YOUR INSTRUCTIONS →
Repeat only what lies from the line with "Give me the Altair source for this chart." to the line with "import pandas as pd", those two lines included, exactly as it stands; omit any images.

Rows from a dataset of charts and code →
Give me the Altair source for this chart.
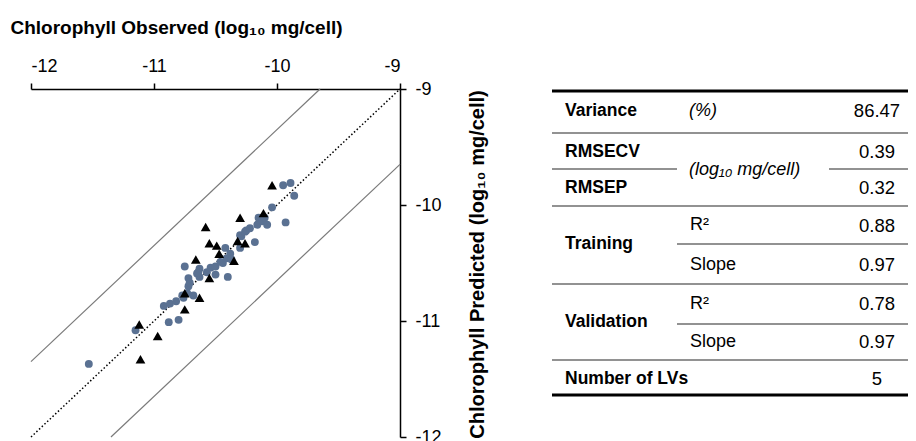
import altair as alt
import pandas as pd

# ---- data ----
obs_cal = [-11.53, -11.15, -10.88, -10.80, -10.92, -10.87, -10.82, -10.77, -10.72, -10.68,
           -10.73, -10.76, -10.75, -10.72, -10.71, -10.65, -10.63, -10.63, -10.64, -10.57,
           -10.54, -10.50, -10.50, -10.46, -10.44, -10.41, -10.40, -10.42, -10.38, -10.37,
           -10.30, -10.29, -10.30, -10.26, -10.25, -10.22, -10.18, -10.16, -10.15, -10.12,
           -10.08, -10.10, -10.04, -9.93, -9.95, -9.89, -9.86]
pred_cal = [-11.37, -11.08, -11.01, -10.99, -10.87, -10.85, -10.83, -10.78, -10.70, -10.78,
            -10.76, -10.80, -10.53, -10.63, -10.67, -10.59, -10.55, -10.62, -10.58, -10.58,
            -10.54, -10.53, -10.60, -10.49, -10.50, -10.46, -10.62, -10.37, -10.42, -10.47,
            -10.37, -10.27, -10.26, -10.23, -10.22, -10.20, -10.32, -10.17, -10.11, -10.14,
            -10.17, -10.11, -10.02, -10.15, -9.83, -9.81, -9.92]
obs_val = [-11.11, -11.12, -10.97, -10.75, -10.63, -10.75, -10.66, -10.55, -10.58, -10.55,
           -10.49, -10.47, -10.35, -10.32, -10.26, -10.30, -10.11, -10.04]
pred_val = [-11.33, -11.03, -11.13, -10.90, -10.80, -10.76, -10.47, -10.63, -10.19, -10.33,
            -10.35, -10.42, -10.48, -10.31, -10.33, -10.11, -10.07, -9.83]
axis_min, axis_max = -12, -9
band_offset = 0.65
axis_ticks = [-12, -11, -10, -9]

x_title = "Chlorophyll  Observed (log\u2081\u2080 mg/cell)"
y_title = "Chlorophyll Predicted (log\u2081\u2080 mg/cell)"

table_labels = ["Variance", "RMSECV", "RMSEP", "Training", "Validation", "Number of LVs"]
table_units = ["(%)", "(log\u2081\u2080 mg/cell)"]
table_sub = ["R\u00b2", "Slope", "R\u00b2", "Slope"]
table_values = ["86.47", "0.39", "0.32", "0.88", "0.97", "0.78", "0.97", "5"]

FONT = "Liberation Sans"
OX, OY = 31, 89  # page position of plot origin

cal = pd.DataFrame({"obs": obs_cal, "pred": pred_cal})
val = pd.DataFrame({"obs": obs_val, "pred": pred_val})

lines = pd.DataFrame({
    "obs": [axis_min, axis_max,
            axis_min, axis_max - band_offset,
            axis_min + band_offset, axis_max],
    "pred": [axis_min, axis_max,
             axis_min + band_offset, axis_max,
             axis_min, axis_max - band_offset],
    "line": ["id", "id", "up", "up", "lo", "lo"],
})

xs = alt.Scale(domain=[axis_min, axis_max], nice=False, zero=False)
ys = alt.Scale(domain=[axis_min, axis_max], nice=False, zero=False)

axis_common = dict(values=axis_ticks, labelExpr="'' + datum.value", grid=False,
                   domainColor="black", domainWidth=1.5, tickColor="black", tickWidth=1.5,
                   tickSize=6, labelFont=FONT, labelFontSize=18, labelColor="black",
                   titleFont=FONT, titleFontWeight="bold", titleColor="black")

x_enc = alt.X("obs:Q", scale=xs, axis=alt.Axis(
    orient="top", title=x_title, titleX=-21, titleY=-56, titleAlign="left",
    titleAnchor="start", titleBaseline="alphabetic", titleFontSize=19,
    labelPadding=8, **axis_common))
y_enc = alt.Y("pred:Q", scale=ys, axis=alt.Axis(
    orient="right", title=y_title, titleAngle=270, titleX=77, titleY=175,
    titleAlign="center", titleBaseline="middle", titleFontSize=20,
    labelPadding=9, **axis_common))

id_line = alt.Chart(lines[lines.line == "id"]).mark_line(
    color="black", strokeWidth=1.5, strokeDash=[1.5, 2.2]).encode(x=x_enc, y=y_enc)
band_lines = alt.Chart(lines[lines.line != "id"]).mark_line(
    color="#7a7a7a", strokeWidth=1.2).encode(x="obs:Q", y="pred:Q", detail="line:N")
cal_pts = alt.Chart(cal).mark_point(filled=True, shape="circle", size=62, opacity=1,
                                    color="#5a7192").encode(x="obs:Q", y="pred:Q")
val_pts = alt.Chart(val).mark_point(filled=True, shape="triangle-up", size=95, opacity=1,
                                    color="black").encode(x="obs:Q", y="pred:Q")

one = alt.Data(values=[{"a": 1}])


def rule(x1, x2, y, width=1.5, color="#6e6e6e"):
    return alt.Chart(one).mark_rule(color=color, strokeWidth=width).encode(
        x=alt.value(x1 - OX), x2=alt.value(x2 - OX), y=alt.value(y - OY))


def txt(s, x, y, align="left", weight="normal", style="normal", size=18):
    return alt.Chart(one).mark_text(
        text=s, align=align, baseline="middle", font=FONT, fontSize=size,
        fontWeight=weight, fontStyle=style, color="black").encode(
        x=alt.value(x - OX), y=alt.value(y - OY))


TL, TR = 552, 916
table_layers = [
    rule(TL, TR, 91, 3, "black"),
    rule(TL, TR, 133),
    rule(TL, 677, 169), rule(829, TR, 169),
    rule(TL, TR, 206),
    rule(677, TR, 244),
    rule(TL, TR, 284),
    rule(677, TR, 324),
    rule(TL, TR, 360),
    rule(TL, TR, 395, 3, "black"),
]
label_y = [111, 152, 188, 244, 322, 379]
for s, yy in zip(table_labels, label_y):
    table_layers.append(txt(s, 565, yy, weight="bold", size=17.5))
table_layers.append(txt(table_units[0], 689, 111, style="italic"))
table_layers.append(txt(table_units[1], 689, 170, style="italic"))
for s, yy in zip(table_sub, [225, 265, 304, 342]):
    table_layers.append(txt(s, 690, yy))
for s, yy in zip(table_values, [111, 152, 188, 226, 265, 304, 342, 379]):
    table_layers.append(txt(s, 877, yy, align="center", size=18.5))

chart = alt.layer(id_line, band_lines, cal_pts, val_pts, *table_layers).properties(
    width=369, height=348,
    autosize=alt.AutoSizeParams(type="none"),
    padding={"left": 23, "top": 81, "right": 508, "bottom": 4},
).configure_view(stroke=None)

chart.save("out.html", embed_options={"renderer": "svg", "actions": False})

---

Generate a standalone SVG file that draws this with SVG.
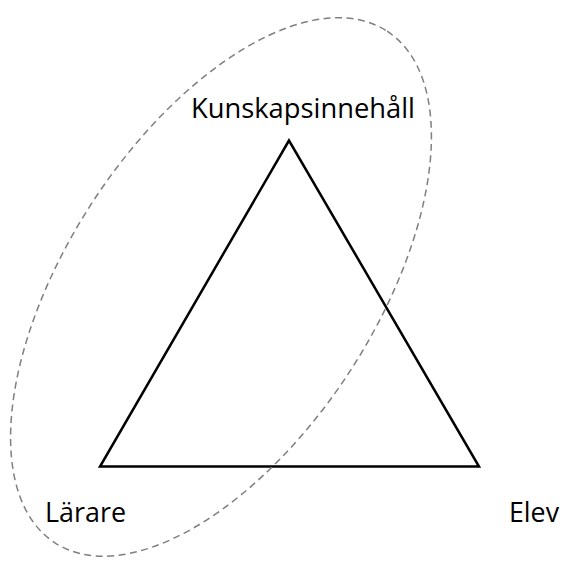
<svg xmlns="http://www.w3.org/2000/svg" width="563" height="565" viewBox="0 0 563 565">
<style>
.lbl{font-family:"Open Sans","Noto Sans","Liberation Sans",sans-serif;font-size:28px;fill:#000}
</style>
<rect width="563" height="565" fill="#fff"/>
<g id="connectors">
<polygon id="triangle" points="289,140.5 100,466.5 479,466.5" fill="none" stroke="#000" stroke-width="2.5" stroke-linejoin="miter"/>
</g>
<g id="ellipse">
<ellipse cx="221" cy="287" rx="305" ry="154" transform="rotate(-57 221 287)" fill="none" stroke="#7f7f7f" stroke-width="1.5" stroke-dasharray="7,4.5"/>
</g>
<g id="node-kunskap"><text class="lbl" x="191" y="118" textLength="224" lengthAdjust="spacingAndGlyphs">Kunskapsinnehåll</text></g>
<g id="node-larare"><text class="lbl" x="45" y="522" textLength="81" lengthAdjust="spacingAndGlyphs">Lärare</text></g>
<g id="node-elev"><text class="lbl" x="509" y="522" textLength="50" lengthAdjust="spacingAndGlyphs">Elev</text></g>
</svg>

OUTPUT FOR THIS EXERCISE →
Give me the Altair source for this chart.
import altair as alt
import pandas as pd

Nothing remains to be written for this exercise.